= Poverty Bar, California =

Human settlement in United States of America

Poverty Bar is a former settlement in Calaveras County, California, United States, active from c. 1850s to 1862, and now covered by the waters of Camanche Reservoir. The nearest major town is Campo Seco.

== History ==
Poverty Bar was founded south of the Mokelumne River from Lancha Plana in Amador County as a gold mining town during the California Gold Rush, nearby Camanche, California, Cat Camp, and Sand Hill. A post office was opened in Poverty Bar in 1858 and closed in 1864.

Poverty Bar had a major fire on the night of September 7, 1859. The fire originated in the grocery store of Lorengo & Co., near the center of the town, and spread so rapidly in different directions that in a few minutes the entire town was in flames. It appeared to have been arson, the second such incident there during that summer.

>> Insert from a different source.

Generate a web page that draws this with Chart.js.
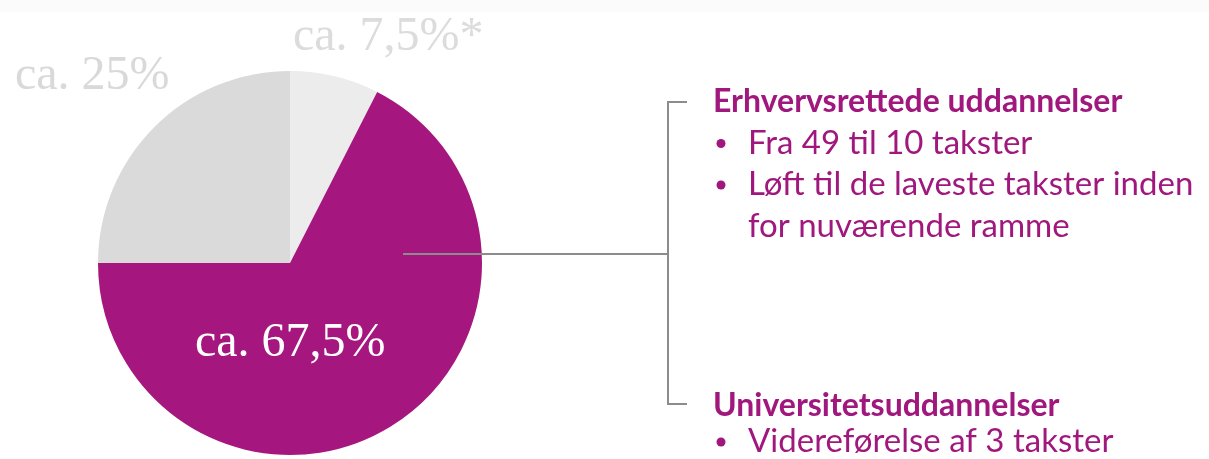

During the American Civil War the town raised the Union Guard a California Militia Company in 1861 and maintained it until its declining population forced it to be moved. "On July 23, 1866, the company was reorganized and their headquarters moved to Campo Seco."

In 1962, before the Comanche Reservoir was filled, the graves in the cemetery of Poverty Bar were transferred to the Pioneer Cemetery, and the People's Cemetery in San Andreas, California.